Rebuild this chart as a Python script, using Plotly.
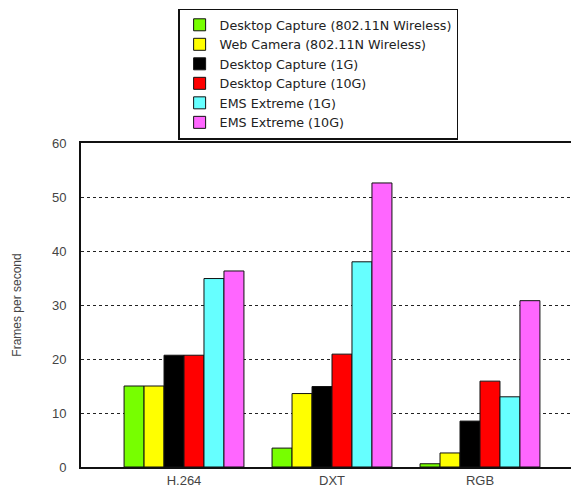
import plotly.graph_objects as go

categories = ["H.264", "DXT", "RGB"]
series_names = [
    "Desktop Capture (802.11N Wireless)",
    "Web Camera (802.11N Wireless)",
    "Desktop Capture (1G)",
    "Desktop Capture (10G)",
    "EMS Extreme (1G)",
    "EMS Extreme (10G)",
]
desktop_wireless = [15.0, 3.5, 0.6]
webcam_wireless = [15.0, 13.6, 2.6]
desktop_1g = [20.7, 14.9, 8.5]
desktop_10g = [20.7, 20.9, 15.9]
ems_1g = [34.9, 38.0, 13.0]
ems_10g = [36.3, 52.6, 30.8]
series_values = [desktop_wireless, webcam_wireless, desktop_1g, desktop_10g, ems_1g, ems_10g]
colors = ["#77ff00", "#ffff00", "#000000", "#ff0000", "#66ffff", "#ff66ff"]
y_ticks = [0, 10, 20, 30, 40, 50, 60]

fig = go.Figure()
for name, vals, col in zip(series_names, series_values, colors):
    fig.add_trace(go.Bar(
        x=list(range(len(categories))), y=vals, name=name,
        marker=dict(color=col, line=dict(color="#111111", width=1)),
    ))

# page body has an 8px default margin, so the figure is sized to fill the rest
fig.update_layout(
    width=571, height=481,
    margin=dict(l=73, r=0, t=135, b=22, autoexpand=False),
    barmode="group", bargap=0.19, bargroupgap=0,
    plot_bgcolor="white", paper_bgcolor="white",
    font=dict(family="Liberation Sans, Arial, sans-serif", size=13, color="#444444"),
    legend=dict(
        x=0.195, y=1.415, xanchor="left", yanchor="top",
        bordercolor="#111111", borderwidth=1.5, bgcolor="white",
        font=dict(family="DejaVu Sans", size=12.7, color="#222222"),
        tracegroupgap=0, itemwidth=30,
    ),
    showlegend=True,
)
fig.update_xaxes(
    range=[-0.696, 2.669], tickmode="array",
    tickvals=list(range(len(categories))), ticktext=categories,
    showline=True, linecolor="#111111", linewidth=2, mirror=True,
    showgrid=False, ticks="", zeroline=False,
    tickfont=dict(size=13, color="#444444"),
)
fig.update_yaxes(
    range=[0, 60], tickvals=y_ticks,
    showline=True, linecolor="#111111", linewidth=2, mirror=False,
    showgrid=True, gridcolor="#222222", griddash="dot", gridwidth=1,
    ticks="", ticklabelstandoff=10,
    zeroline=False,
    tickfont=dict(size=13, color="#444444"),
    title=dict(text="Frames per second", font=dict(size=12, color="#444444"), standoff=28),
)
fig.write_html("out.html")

-.-.-

**TASK INSTRUCTIONS:** Leave the pictures out and please restate exactly the lines running from the start of the material through the one with "y_ticks = [0, 10, 20, 30, 40, 50, 60]".

**SOLUTION TO THE EXERCISE:**
Rebuild this chart as a Python script, using Plotly.
import plotly.graph_objects as go

categories = ["H.264", "DXT", "RGB"]
series_names = [
    "Desktop Capture (802.11N Wireless)",
    "Web Camera (802.11N Wireless)",
    "Desktop Capture (1G)",
    "Desktop Capture (10G)",
    "EMS Extreme (1G)",
    "EMS Extreme (10G)",
]
desktop_wireless = [15.0, 3.5, 0.6]
webcam_wireless = [15.0, 13.6, 2.6]
desktop_1g = [20.7, 14.9, 8.5]
desktop_10g = [20.7, 20.9, 15.9]
ems_1g = [34.9, 38.0, 13.0]
ems_10g = [36.3, 52.6, 30.8]
series_values = [desktop_wireless, webcam_wireless, desktop_1g, desktop_10g, ems_1g, ems_10g]
colors = ["#77ff00", "#ffff00", "#000000", "#ff0000", "#66ffff", "#ff66ff"]
y_ticks = [0, 10, 20, 30, 40, 50, 60]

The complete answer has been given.